start Collected material

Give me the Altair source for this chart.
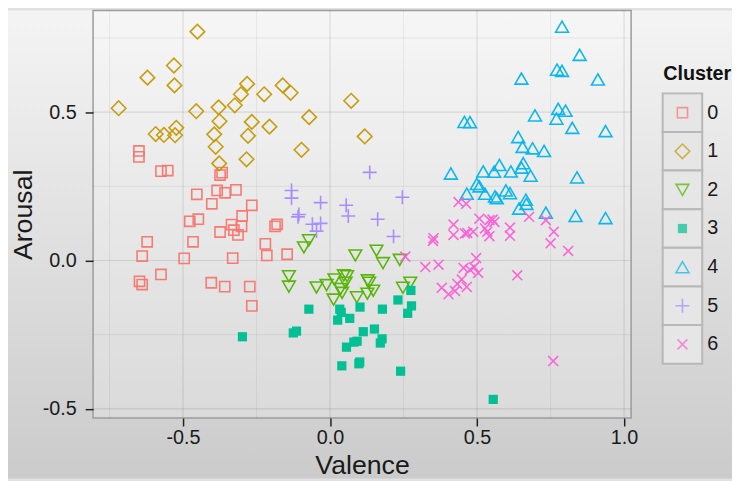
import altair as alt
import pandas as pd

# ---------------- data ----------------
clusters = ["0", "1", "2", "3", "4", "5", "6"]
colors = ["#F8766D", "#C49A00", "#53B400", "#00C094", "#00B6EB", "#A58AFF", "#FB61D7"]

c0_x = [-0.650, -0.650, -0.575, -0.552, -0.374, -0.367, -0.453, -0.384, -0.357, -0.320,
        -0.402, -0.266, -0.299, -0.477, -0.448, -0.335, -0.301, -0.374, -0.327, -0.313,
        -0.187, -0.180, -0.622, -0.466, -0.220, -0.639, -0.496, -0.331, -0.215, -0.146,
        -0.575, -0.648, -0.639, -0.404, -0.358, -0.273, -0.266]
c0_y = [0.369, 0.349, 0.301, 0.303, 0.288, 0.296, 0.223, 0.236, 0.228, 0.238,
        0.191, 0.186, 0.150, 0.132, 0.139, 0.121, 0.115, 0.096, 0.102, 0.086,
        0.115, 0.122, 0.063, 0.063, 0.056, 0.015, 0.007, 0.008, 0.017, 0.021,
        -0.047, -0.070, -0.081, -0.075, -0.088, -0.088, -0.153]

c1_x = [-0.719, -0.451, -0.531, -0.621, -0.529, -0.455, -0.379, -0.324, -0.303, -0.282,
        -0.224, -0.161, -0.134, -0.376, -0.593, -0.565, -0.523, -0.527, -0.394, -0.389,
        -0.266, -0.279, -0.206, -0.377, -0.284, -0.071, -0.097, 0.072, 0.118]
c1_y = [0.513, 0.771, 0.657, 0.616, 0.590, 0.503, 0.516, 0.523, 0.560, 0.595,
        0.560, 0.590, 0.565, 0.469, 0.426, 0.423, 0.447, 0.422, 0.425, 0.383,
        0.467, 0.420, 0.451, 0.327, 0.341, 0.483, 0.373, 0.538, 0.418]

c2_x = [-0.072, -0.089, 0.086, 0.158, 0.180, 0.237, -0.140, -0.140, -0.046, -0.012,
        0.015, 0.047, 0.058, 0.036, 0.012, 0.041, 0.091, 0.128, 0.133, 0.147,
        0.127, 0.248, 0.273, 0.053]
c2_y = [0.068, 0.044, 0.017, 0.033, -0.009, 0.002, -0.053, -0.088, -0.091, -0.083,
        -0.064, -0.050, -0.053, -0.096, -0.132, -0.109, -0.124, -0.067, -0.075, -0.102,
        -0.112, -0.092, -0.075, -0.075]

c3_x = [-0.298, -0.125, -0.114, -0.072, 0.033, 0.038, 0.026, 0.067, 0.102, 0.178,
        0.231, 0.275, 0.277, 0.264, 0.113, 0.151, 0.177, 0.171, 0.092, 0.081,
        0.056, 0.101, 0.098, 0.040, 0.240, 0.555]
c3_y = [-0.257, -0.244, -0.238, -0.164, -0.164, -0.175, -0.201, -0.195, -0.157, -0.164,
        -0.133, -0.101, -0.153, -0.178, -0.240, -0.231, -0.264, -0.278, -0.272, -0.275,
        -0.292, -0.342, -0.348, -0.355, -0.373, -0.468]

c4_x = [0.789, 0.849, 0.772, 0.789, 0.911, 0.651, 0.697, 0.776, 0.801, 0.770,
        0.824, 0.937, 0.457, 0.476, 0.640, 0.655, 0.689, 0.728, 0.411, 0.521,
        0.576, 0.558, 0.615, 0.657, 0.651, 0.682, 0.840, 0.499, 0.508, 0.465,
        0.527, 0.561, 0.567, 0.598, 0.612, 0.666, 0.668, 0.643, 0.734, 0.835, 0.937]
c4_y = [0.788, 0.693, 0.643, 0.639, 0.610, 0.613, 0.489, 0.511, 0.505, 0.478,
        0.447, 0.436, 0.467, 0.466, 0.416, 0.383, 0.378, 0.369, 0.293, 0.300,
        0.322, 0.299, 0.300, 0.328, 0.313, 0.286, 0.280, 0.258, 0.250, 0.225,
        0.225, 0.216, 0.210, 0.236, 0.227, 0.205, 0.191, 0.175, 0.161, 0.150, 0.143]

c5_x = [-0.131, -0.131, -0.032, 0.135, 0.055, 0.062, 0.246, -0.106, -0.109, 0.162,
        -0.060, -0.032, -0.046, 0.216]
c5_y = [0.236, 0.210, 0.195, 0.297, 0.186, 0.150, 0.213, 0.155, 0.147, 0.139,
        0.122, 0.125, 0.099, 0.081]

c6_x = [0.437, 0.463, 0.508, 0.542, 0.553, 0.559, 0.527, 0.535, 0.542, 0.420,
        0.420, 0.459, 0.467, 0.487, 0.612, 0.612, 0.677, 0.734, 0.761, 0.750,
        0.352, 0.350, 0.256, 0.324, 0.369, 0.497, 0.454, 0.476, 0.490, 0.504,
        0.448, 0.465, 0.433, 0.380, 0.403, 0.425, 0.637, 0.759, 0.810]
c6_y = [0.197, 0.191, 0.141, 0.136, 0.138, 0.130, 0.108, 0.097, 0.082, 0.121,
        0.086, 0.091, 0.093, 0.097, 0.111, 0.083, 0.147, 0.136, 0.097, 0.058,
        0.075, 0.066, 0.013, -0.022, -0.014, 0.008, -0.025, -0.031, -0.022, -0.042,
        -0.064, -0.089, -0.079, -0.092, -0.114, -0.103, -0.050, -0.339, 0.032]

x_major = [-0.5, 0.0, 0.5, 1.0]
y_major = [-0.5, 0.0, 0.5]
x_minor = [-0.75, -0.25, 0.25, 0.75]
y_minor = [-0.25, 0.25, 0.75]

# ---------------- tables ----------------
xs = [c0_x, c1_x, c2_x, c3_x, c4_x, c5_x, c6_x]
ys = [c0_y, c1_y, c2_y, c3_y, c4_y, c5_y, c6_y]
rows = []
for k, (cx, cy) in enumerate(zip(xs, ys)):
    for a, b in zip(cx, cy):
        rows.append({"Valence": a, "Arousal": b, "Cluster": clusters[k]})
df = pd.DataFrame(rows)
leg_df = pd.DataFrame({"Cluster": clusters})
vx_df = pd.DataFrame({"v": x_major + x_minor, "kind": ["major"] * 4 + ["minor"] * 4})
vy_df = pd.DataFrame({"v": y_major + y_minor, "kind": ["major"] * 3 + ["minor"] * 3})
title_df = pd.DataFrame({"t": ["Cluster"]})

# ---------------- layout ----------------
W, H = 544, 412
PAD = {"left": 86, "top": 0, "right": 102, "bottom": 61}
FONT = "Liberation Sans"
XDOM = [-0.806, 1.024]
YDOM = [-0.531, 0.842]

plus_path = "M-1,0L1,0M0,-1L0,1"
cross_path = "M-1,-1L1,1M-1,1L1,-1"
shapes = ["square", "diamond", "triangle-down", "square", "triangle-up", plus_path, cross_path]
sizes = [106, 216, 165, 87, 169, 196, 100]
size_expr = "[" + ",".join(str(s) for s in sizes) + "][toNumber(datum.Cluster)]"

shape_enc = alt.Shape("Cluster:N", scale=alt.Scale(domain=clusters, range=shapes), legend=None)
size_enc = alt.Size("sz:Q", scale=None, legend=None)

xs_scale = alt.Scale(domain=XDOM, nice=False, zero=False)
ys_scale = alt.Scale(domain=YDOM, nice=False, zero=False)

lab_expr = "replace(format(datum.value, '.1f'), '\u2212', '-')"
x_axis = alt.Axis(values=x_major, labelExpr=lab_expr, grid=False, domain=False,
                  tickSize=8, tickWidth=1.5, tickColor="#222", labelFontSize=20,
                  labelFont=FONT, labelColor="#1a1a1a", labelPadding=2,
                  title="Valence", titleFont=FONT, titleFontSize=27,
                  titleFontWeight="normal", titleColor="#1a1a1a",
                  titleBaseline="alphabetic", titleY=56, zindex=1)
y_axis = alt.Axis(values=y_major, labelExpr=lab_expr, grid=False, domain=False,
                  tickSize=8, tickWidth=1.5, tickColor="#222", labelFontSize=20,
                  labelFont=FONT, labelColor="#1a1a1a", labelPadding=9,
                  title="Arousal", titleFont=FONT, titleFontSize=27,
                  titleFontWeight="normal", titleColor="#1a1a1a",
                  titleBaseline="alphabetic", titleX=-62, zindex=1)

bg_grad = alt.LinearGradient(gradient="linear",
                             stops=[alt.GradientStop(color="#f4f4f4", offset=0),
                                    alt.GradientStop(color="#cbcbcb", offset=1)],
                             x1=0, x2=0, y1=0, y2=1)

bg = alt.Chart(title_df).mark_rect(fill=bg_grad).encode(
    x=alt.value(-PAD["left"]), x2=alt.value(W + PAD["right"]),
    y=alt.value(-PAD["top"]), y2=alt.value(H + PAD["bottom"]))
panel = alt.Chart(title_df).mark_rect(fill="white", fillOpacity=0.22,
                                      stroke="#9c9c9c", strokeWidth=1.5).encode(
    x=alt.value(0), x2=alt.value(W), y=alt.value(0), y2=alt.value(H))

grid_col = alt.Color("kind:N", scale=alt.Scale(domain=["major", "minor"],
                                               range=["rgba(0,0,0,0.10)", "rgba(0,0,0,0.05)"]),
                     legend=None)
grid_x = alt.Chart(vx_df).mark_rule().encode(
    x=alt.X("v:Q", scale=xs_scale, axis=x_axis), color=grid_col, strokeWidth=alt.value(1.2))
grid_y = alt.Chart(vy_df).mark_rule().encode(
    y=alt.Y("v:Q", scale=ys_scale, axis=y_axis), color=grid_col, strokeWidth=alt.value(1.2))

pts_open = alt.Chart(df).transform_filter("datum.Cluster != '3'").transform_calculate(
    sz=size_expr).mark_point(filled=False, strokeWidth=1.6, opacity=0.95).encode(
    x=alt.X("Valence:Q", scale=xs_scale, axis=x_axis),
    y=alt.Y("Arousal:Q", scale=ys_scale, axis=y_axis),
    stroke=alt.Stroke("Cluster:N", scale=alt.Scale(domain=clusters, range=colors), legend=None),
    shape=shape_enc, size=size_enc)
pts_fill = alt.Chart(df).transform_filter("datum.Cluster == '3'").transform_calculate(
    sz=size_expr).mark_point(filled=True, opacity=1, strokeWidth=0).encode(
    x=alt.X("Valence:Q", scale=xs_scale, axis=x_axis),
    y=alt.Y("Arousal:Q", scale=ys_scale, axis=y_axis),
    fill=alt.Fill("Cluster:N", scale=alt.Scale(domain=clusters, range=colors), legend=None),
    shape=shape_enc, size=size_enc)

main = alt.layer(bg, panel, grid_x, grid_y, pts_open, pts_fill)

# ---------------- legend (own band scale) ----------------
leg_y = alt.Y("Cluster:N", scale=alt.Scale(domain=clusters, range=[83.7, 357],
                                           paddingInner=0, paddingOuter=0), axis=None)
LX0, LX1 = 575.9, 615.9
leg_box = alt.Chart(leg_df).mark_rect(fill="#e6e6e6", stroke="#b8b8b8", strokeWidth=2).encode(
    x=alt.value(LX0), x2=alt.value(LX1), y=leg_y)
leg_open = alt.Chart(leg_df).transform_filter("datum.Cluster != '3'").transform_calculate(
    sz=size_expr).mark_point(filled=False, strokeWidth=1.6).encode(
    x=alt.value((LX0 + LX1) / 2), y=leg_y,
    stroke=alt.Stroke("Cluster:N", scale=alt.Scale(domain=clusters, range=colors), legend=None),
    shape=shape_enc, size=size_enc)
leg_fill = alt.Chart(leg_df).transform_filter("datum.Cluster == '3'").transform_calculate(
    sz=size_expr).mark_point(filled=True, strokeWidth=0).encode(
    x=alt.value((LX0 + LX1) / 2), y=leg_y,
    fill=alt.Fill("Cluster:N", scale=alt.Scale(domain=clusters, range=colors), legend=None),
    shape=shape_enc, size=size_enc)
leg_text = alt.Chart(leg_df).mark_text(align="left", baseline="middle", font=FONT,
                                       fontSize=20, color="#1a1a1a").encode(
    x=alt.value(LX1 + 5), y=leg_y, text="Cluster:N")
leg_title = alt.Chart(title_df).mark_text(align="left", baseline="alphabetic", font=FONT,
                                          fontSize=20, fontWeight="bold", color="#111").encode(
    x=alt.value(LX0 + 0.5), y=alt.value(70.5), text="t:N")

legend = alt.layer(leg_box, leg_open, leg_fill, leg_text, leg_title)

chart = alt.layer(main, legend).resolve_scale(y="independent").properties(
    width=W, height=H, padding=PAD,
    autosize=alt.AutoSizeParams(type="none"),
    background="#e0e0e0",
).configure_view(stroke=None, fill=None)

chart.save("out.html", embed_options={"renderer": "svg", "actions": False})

end Collected material

▶ **Prompt**: Begin at the first line of the material and copy each line exactly through the one containing "-0.112, -0.092, -0.075, -0.075]". Omit pictures.

▶ **Completed exercise**:
Give me the Altair source for this chart.
import altair as alt
import pandas as pd

# ---------------- data ----------------
clusters = ["0", "1", "2", "3", "4", "5", "6"]
colors = ["#F8766D", "#C49A00", "#53B400", "#00C094", "#00B6EB", "#A58AFF", "#FB61D7"]

c0_x = [-0.650, -0.650, -0.575, -0.552, -0.374, -0.367, -0.453, -0.384, -0.357, -0.320,
        -0.402, -0.266, -0.299, -0.477, -0.448, -0.335, -0.301, -0.374, -0.327, -0.313,
        -0.187, -0.180, -0.622, -0.466, -0.220, -0.639, -0.496, -0.331, -0.215, -0.146,
        -0.575, -0.648, -0.639, -0.404, -0.358, -0.273, -0.266]
c0_y = [0.369, 0.349, 0.301, 0.303, 0.288, 0.296, 0.223, 0.236, 0.228, 0.238,
        0.191, 0.186, 0.150, 0.132, 0.139, 0.121, 0.115, 0.096, 0.102, 0.086,
        0.115, 0.122, 0.063, 0.063, 0.056, 0.015, 0.007, 0.008, 0.017, 0.021,
        -0.047, -0.070, -0.081, -0.075, -0.088, -0.088, -0.153]

c1_x = [-0.719, -0.451, -0.531, -0.621, -0.529, -0.455, -0.379, -0.324, -0.303, -0.282,
        -0.224, -0.161, -0.134, -0.376, -0.593, -0.565, -0.523, -0.527, -0.394, -0.389,
        -0.266, -0.279, -0.206, -0.377, -0.284, -0.071, -0.097, 0.072, 0.118]
c1_y = [0.513, 0.771, 0.657, 0.616, 0.590, 0.503, 0.516, 0.523, 0.560, 0.595,
        0.560, 0.590, 0.565, 0.469, 0.426, 0.423, 0.447, 0.422, 0.425, 0.383,
        0.467, 0.420, 0.451, 0.327, 0.341, 0.483, 0.373, 0.538, 0.418]

c2_x = [-0.072, -0.089, 0.086, 0.158, 0.180, 0.237, -0.140, -0.140, -0.046, -0.012,
        0.015, 0.047, 0.058, 0.036, 0.012, 0.041, 0.091, 0.128, 0.133, 0.147,
        0.127, 0.248, 0.273, 0.053]
c2_y = [0.068, 0.044, 0.017, 0.033, -0.009, 0.002, -0.053, -0.088, -0.091, -0.083,
        -0.064, -0.050, -0.053, -0.096, -0.132, -0.109, -0.124, -0.067, -0.075, -0.102,
        -0.112, -0.092, -0.075, -0.075]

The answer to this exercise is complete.